When people are referred to the foodbank, a main reason for the referral is noted. Low income (38%), benefit delays (20%) and benefit changes (16%) were the most common problems in 2019, as well as debt, domestic violence, homelessness and sickness.

When people tell us their main reason for coming to the foodbank they most often indicate low income and problems with benefits, as well as sickness, debt, housing and domestic violence.

 

In 2019, people struggling to put food on their table came to the foodbank from across a wide geographic area, visiting distribution centres in Hawkwell, Leigh, Westcliff, Southend and Shoebury. Areas with higher local deprivation, indicated on the map as darker shades of blue, generally have more households being referred to the foodbank.

Local deprivation mapped by the Ministry of Housing, Community and Local Government, 2019 data. Interactive map online http://dclgapps.communities.gov.uk/imd/iod_index.html#

 

Food was distributed for more than 1500 people in Kursaal; > 600 in Victoria and Milton; >300 in Shoeburyness, Southchurch and Chalkwell; >200 in West Shoebury, St. Luke’s and Westborough; >100 in St Laurence, Prittlewell and Blenheim Park; >60 in Roche North, Roche South, Hawkwell East, Foulness and the Wakerings; > 30 in Leigh, Eastwood Park, Thorpe and Belfairs; and >20 in West Leigh and Wheatley. However, households from every part of Rochford, Southend East, Southend West, Rayleigh and Hockley were helped by Southend Foodbank last year.

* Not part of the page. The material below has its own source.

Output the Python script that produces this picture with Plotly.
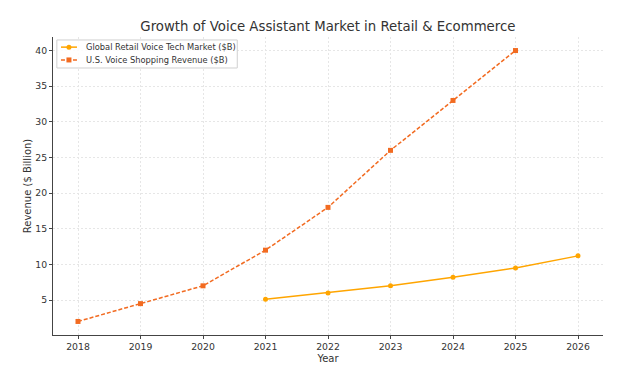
import plotly.graph_objects as go

years_global = [2021, 2022, 2023, 2024, 2025, 2026]
global_market = [5.1, 6.0, 7.0, 8.2, 9.5, 11.2]
years_us = [2018, 2019, 2020, 2021, 2022, 2023, 2024, 2025]
us_revenue = [2.0, 4.5, 7.0, 12.0, 18.0, 26.0, 33.0, 40.0]
x_ticks = [2018, 2019, 2020, 2021, 2022, 2023, 2024, 2025, 2026]
y_ticks = [5, 10, 15, 20, 25, 30, 35, 40]
series_names = ["Global Retail Voice Tech Market ($B)", "U.S. Voice Shopping Revenue ($B)"]
c_global = "#FFA500"
c_us = "#F26B21"

fig = go.Figure()
fig.add_trace(go.Scatter(
    x=years_global, y=global_market, mode="lines+markers", name=series_names[0],
    line=dict(color=c_global, width=1.5),
    marker=dict(symbol="circle", size=5, color=c_global),
))
fig.add_trace(go.Scatter(
    x=years_us, y=us_revenue, mode="lines+markers", name=series_names[1],
    line=dict(color=c_us, width=1.5, dash="4px,2px"),
    marker=dict(symbol="square", size=5, color=c_us),
))

# custom compact legend (paper coords of the plot area)
shapes = [dict(type="rect", xref="paper", yref="paper", x0=0.007, x1=0.335, y0=0.896, y1=0.99,
               line=dict(color="#d0d0d0", width=1), fillcolor="rgba(255,255,255,0.85)", layer="above")]
annotations = []
rows = [(0.966, c_global, "circle", "solid"), (0.923, c_us, "square", "4px,2px")]
for (yy, col, sym, dash), name in zip(rows, series_names):
    shapes.append(dict(type="line", xref="paper", yref="paper", x0=0.0145, x1=0.0436, y0=yy, y1=yy,
                       line=dict(color=col, width=1.5, dash=dash), layer="above"))
    shapes.append(dict(type="circle" if sym == "circle" else "rect", xref="paper", yref="paper",
                       xsizemode="pixel", ysizemode="pixel", xanchor=0.029, yanchor=yy,
                       x0=-2.5, x1=2.5, y0=-2.5, y1=2.5, fillcolor=col, line=dict(width=0), layer="above"))
    annotations.append(dict(xref="paper", yref="paper", x=0.056, y=yy, xanchor="left", yanchor="middle",
                            text=name, showarrow=False, font=dict(size=8.3, color="#333333")))

font = "DejaVu Sans, sans-serif"
fig.update_layout(
    width=620, height=360,
    margin=dict(l=45, r=25, t=29, b=33),
    paper_bgcolor="white", plot_bgcolor="white",
    font=dict(family=font, size=9.3, color="#333333"),
    title=dict(text="Growth of Voice Assistant Market in Retail & Ecommerce",
               x=0.516, xanchor="center", y=1 - 18 / 360, yanchor="middle",
               font=dict(size=13.3, color="#333333")),
    showlegend=False,
    shapes=shapes, annotations=annotations,
)
fig.update_xaxes(
    range=[2017.6, 2026.4], tickmode="array", tickvals=x_ticks,
    ticktext=[str(v) for v in x_ticks], automargin=False,
    showgrid=True, gridcolor="#e6e6e6", griddash="2px,2px", gridwidth=0.8,
    showline=True, linecolor="#444444", linewidth=1,
    ticks="outside", ticklen=3, tickcolor="#444444",
    title=dict(text="Year", font=dict(size=10), standoff=3),
    zeroline=False,
)
fig.update_yaxes(
    range=[0.1, 41.9], tickmode="array", tickvals=y_ticks, automargin=False,
    showgrid=True, gridcolor="#e6e6e6", griddash="2px,2px", gridwidth=0.8,
    showline=True, linecolor="#444444", linewidth=1,
    ticks="outside", ticklen=3, tickcolor="#444444",
    title=dict(text="Revenue ($ Billion)", font=dict(size=10), standoff=1),
    zeroline=False,
)
fig.write_html("out.html")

People from every part of Southend and Rochford were helped by Southend Foodbank in 2019, locations were counted by the ward where the household lives.

 

Donations also came from across the community and there are now more permanent collection points in supermarkets, organisations and churches supporting Southend Foodbank than ever before. Despite overwhelming generosity from the community, there were times in 2019 when we ran out of some food items. Around 1.2 tonnes of food was purchased by the foodbank in 2019, especially in the middle part of the year when donations decreased. Purchasing food was necessary to make sure that the food parcels we distributed had sufficient food for three days, and also met basic nutritional guidance. However, this puts a strain on the charity, needing to find money to pay for food purchases as well as running costs.

At the start of 2020 there is no clear evidence that the need for help from the foodbank is decreasing in Southend and surrounding areas, and we expect significant challenges in the year ahead.

 

A note on the figures presented here: Where do the foodbank numbers come from?

Guests and referrals

Guests are counted as the number of people who receive a referral voucher and use it at any of the seven distribution centres. The referrals figure might be lower than the total number of referrals made by outside agencies if people are given a voucher but don’t use it, for reasons we don’t know about because they don’t have contact with the foodbank. We count the number of guests by counting the number of vouchers fulfilled at the distribution centres each session. This figure also represents the number of households who are helped by each session, as a person is referred on behalf of their household.

Reasons for referral

One “main” reason for referral is recorded on each voucher. However, people may be struggling with more than one challenge at the time of being referred to the foodbank and contributing factors are likely to be under-recorded.

People fed

A guest visiting the foodbank with a referral voucher is given food for their household. They will let us know how many people are in their household and we give different sized food parcels for singles, couples and families with children. The number of people receiving food is recorded on each voucher, which helps us to make sure we give an appropriate food parcel and also means we can count how many people receive food taken home from each distribution session. As the food parcels aim to provide three meals a day, for three days, some publications work out how many meals have been given by multiplying the number of people included on each voucher by nine (3 meals x 3 days).

Amount of food donated and distributed

Donations are sent to the warehouse, which centrally supports the seven distribution centres. When donations arrive they are weighed in so that we can track how much food is donated. Food is sorted, to check that it is within date and stored in date order to make sure food doesn’t expire on our shelves. Food parcels are put together following a list of different types of food that should be included, comprising breakfast, lunch and dinner foods as well as hot drinks and snacks. Different food parcels are made for different kinds of households. We also make boxes for people who only have a kettle for their food preparation, where they might not have access to a kitchen or where they don’t have access to enough electricity to prepare meals. Food boxes are weighed before they are sent out to the distribution centres. The amount of food distributed is counted in two ways: by weight and by the number of boxes. Weight is easier to compare with the amount of donations that are received by the warehouse, whereas the number of boxes is easier to compare with the number of people receiving food in the distribution centres.

Reporting nationally

Data on the number of referrals, the number of people in each household, the amount of food donated and food distributed is recorded though a secure system hosted by the Trussell Trust. This means that figures from Southend Foodbank are included in the national data compiled by Trussell Trust and used in their monitoring and advocacy work.